# I've been framed!



## Schroedc (Dec 29, 2015)

Well, Actually, this time I really did do it....

Doing art shows and being friends with some talented people has caused me to build up a pile of stuff to go up on the walls over the last few years and I looked at the stuff currently on my walls and decided it was time to get rid of some of the stuff I've had since BC (Before Children) Of course none of it was framed so first thing was to build some frames. Used some different things I had around depending on what wall it's going to go on and got these 7 frames cut, glued, splined, and finished with 3 coats of Lacquer. Tomorrow I'll rub them out, put glass and pictures in them and then maybe take some photos that show off the wild figure in these frames...

(The other stuff is some fruit crate ends from the 40's and 50's I'm framing in Butternut to go on the walls in the kitchen and two boxes that'll get a light in them to illuminate some signs my wife bought)

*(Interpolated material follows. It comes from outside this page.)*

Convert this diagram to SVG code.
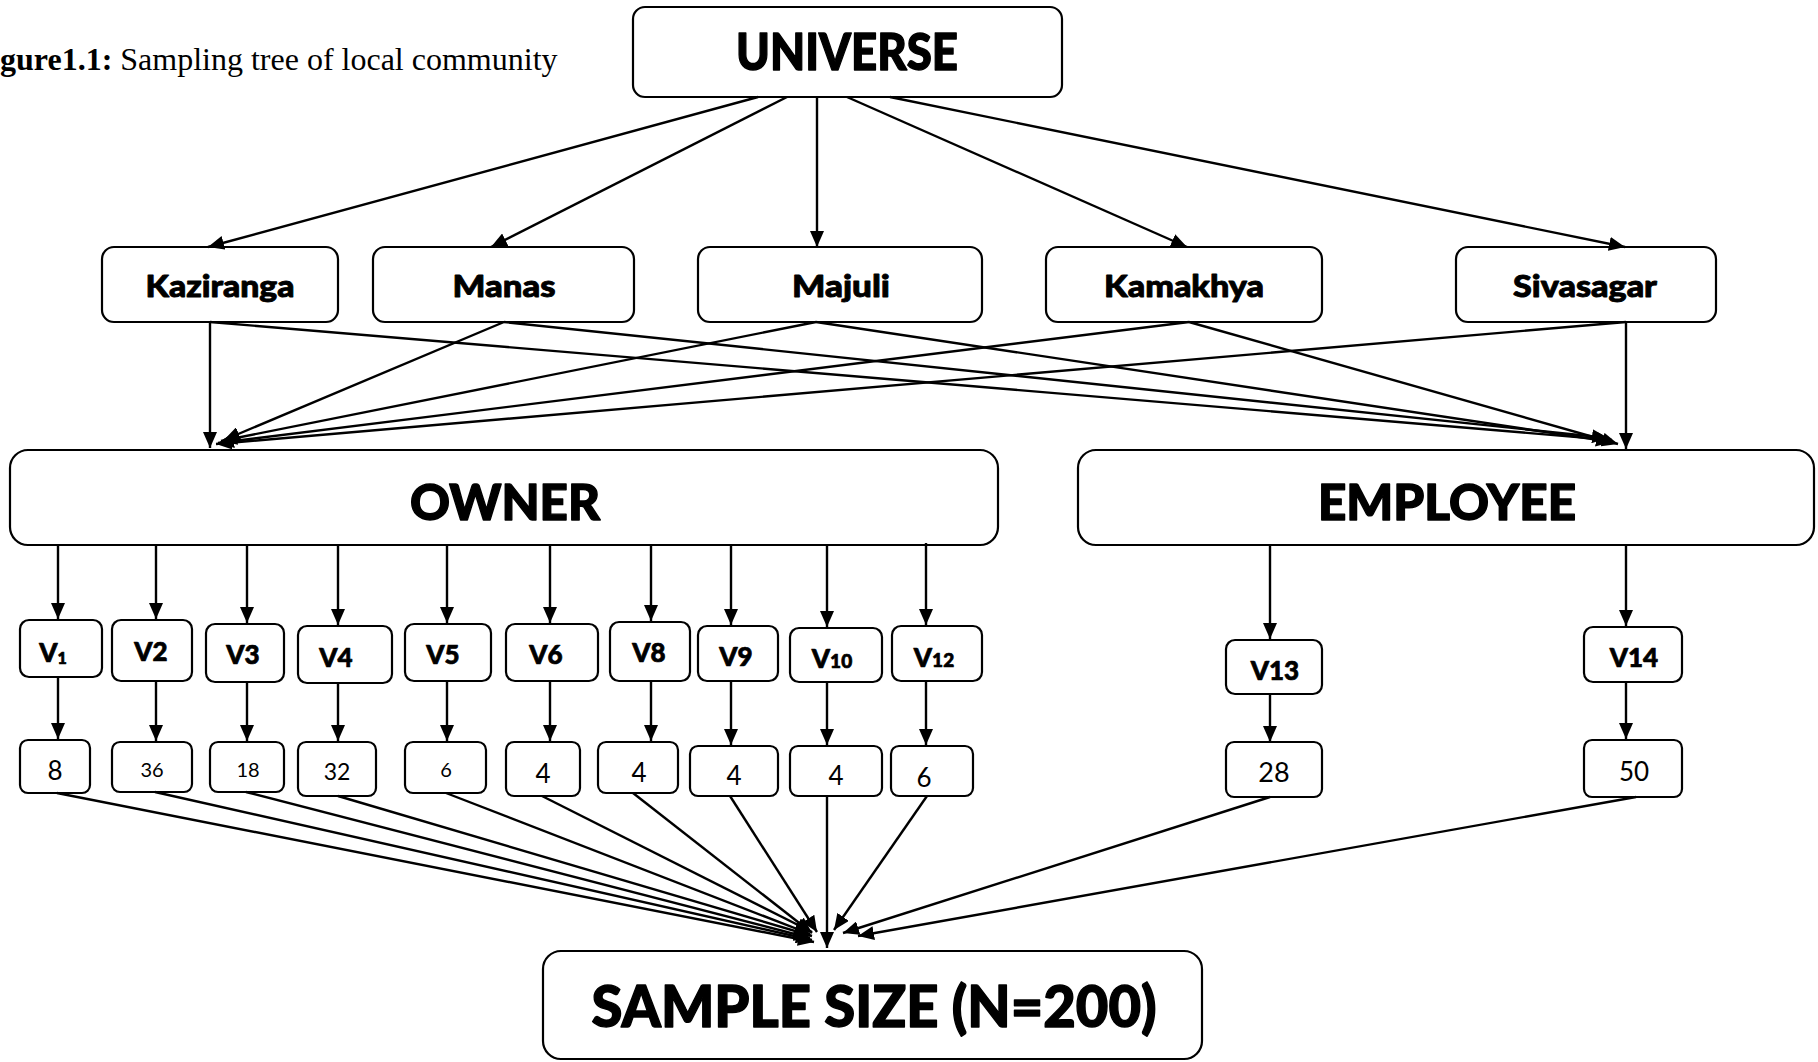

Reactions: Like 6 | Thank You! 1 | Way Cool 10


----------



## ironman123 (Dec 29, 2015)

Some nice frames Colin.

Reactions: Thank You! 1


----------



## ripjack13 (Dec 29, 2015)

Looks good Colin....


----------



## GeauxGameCalls (Dec 29, 2015)

Looks great


----------



## HomeBody (Dec 30, 2015)

I've got a fruit box end. I want to see how yours comes out. Gary


----------



## Nature Man (Dec 30, 2015)

Great ingenuity! You have a nice workspace there. Chuck


----------